Where: Sean Kelly, 475 Tenth Avenue

When: October 11, 6 p.m.

Hilma af Klint, Altarbilder, 1915. Photo: © Stiftelsen Hilma af Klints Verk

5. “Hilma af Klint: Paintings for the Future”
Guggenheim Museum

One of the most overlooked artists of the 20th century for being far ahead of her time, Hilma af Kint is considered by many to be the first true abstract artist. She began working in pure, nonfigurative abstraction as early as the late 1800s. Now the first major U.S. solo exhibition of her work is slated for the Guggenheim. The exhibition will focus on the artist’s breakthrough years when she first began making the type of art that she was compelled to keep private for most of her life, convinced that the world wasn’t ready for it.

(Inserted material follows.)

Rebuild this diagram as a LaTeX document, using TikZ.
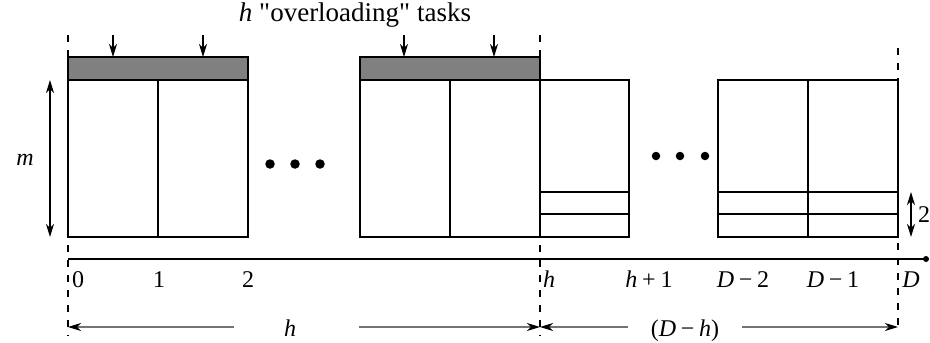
\documentclass[tikz,border=0pt]{standalone}
\usepackage{fontspec}
\setmainfont{Liberation Serif}
\usetikzlibrary{arrows.meta}
\newcommand{\opsp}{\hspace{0.2em}}
\begin{document}
\begin{tikzpicture}[x=1pt,y=-1pt,
  box/.style={draw=black,line width=2pt},
  thinrow/.style={draw=black,line width=1.5pt},
  bar/.style={draw=black,fill=black!50,line width=2pt},
  guide/.style={line width=1.8pt,dash pattern=on 7pt off 8pt},
  axis/.style={line width=1.2pt},
  lbl/.style={font=\fontsize{24}{28}\selectfont,inner sep=0pt},
  ttl/.style={font=\fontsize{27}{30}\selectfont,inner sep=0pt},
  dimline/.style={draw=black!55,line width=1.3pt},
  dimtip/.style={-{Stealth[length=13pt,width=8pt,inset=4pt,black]}},
  downarrow/.style={line width=1.2pt,-{Stealth[length=13pt,width=8pt,inset=4pt]}},
  sizearrow/.style={line width=1.2pt,{Stealth[length=13pt,width=8pt,inset=4pt]}-{Stealth[length=13pt,width=8pt,inset=4pt]}},
  dot/.style={circle,fill=black,inner sep=0pt,minimum size=9.5pt}
]
\useasboundingbox (0,0) rectangle (930,343);

% overloaded bars
\draw[bar] (68,57) rectangle (248,80);
\draw[bar] (360,57) rectangle (540,80);

% first group
\draw[box] (68,80) rectangle (248,237);
\draw[box] (158,80) -- (158,237);
% second group
\draw[box] (360,80) rectangle (540,237);
\draw[box] (450,80) -- (450,237);
% third group
\draw[box] (540,80) rectangle (629,237);
\draw[thinrow] (540,192) -- (629,192);
\draw[box] (540,214) -- (629,214);
% last group
\draw[box] (718,80) rectangle (898,237);
\draw[box] (808,80) -- (808,237);
\draw[thinrow] (718,192) -- (898,192);
\draw[box] (718,214) -- (898,214);

% dashed guides
\coordinate (g0a) at (68,35);  \coordinate (g0b) at (68,336);
\coordinate (gha) at (540,35); \coordinate (ghb) at (540,336);
\coordinate (gDa) at (898,48); \coordinate (gDb) at (898,330);
\draw[guide] (g0a) -- (g0b);
\draw[guide] (gha) -- (ghb);
\draw[guide] (gDa) -- (gDb);

% axis
\coordinate (ax0) at (68,259);
\node[dot,minimum size=6pt] (axend) at (926,259) {};
\draw[axis] (ax0) -- (axend.center);

% task arrows
\foreach \x [count=\i] in {113,203,404,494}{
  \coordinate (ta\i) at (\x,35);
  \coordinate (tb\i) at (\x,57);
  \draw[downarrow] (ta\i) -- (tb\i);
}

% title
\node[ttl,anchor=base] (title) at (355,21) {\textit{h} \textquotedbl overloading\textquotedbl{} tasks};

% m arrow
\coordinate (ma) at (50,80); \coordinate (mb) at (50,237);
\draw[sizearrow] (ma) -- (mb);
\node[lbl] (mlab) at (25,160) {\textit{m}};

% 2 arrow
\coordinate (ta) at (911,192); \coordinate (tb) at (911,237);
\draw[sizearrow] (ta) -- (tb);
\node[lbl,anchor=west] (twolab) at (918,215) {2};

% dots
\node[dot] (d1) at (270,164) {};
\node[dot] (d2) at (295,164) {};
\node[dot] (d3) at (320,164) {};
\node[dot,minimum size=8.5pt] (d4) at (656,156) {};
\node[dot,minimum size=8.5pt] (d5) at (680,156) {};
\node[dot,minimum size=8.5pt] (d6) at (705,156) {};

% axis labels
\node[lbl,anchor=base west] (l0) at (72,287) {0};
\node[lbl,anchor=base] (l1) at (159,287) {1};
\node[lbl,anchor=base] (l2) at (248,287) {2};
\node[lbl,anchor=base] (lh) at (549,287) {\textit{h}};
\node[lbl,anchor=base] (lh1) at (649,287) {\textit{h}\opsp+\opsp1};
\node[lbl,anchor=base] (lD2) at (743,287) {\textit{D}\opsp−\opsp2};
\node[lbl,anchor=base] (lD1) at (833,287) {\textit{D}\opsp−\opsp1};
\node[lbl,anchor=base] (lD) at (911,287) {\textit{D}};

% span arrows
\node[lbl,anchor=base] (sh) at (290,336) {\textit{h}};
\node[lbl,anchor=base] (sDh) at (685,336) {(\textit{D}\opsp−\opsp\textit{h})};
\coordinate (s0) at (68,327);   \coordinate (s1) at (234,327);
\coordinate (s2) at (359,327);  \coordinate (s3) at (540,327);
\coordinate (s4) at (540,327);  \coordinate (s5) at (628,327);
\coordinate (s6) at (742,327);  \coordinate (s7) at (898,327);
\draw[dimline,dimtip] (s1) -- (s0);
\draw[dimline,dimtip] (s2) -- (s3);
\draw[dimline,dimtip] (s5) -- (s4);
\draw[dimline,dimtip] (s6) -- (s7);
\end{tikzpicture}
\end{document}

Where: Guggenheim Museum, 1071 5th Avenue.

When: October 12–February 3, 2019

Yasumasa Morimura, Une moderne Olympia, 2018. Photo: Courtesy of the artist and Luhring Augustine, New York

6. Yasumasa Morimura: “Ego Obscura”
Japan Society

The Osaka, Japan–based artist’s first solo exhibition at a major New York cultural institution will feature the artist’s opulent self-portraits, which are staged to bear resemblance to depictions of famed historical icons: Manet’s Olympia, Marilyn Monroe, Frida Kahlo, and more. Morimura will also debut two new cinematic pieces in the U.S., Egó Sypmósion and Egó Obscura. Finally, a one-night-only live performance of Morimura’s multimedia theatrical performance Nippon Cha Cha Cha! will be held at the Japan Society on October 13, followed by an artist talk.

Where: Japan Society, 333 East 47th Street

When: October 12–January 13, 2019


Cover: Roy Lichtenstein's *Hot Dog* (1963) is featured in the new Margulies Collection book.